In order to accomplish this, SD-WAN can be used in a hybrid fashion, leveraging both MPLS and internet as underlays to provide the best possible performance.

“Then SD-WAN can provide local breakout for some or all cloud applications via the SD-WAN firewall and application recognition capabilities,” said Niko O’Hara, engineering manager at Avant Communications, the master agent. “This allows a customer to avoid the backhaul or hairpin to a hub site, as you might see in a traditional MPLS network, eliminating unnecessary latency and high-cost MPLS usage.”

SD-WANs for Endpoint Outages

To immediately detect outages at the endpoint and reroute traffic over an LTE backup and also maintain endpoint security, an SD-WAN solution can do this by constantly measuring latency, jitter and packet loss on all connected links, according to Prashant Kumar, co-founder and VP of product management at 128 Technology.

“The measurement packets are also used to detect link failures,” Kumar says. “These measurement packets are sent in subsecond intervals, allowing an SD-WAN network to detect outages and switch over to LTE in a subsecond time period.”

But subsecond failover isn’t achievable in most cases with most SD-WAN solutions unless leveraging more complex routing topologies using protocols like BGP and bidirectional forwarding detection (BFD) on all links, says Mike Butash, a solutions architect at Mosaic451, a managed cybersecurity service provider.

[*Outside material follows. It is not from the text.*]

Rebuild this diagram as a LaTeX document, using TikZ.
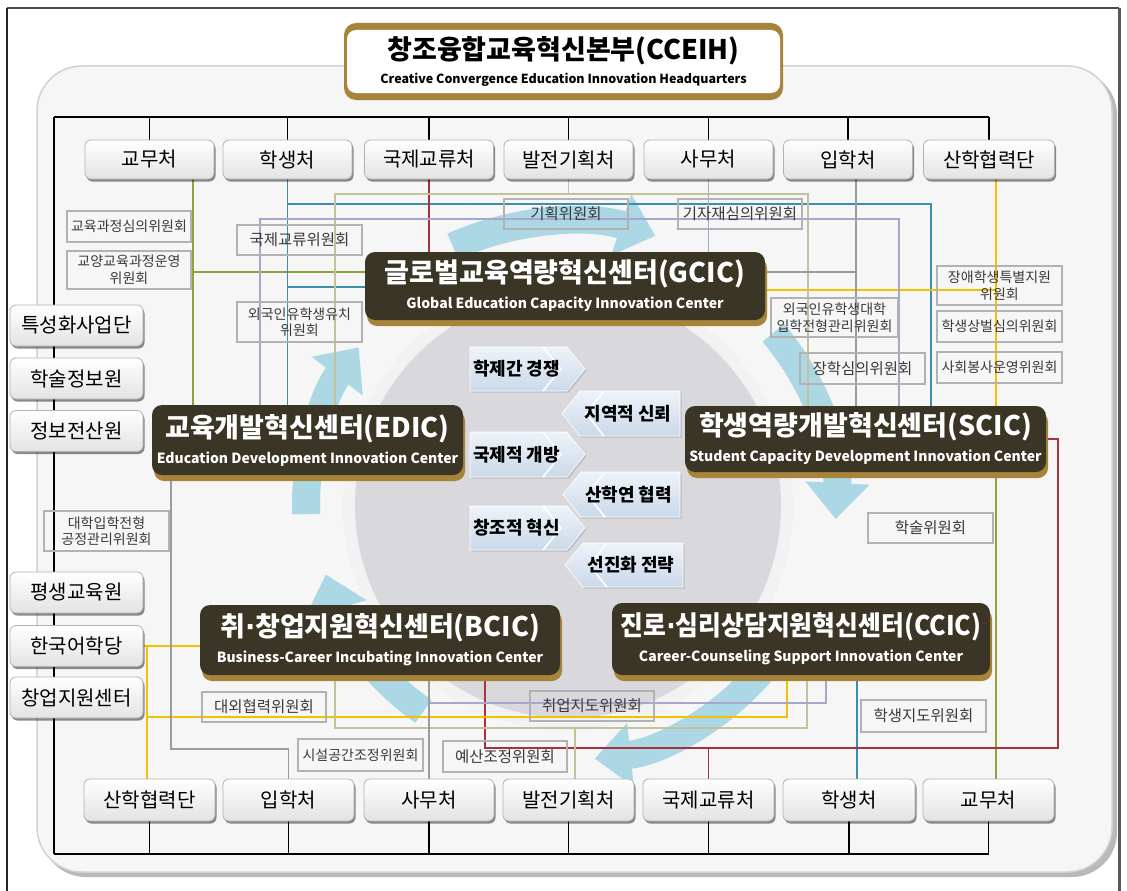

So in the case of an outage detection on an internet or MPLS link, traffic could be rerouted over an LTE connection as soon as detected, but this would require the ability to detect the degraded circuit in subsecond increments – which is possible – and remediating by redirecting to another connection, according to Neil Anderson, practice director, network solutions at World Wide Technology

“However, you have to be careful in doing so as small, intermittent issues could lead to what we call ‘flapping,’ or very fast switching back and forth of traffic between connections,” Anderson said. “It takes careful configuration of the SD-WAN solution to balance the detection time and remediation time.”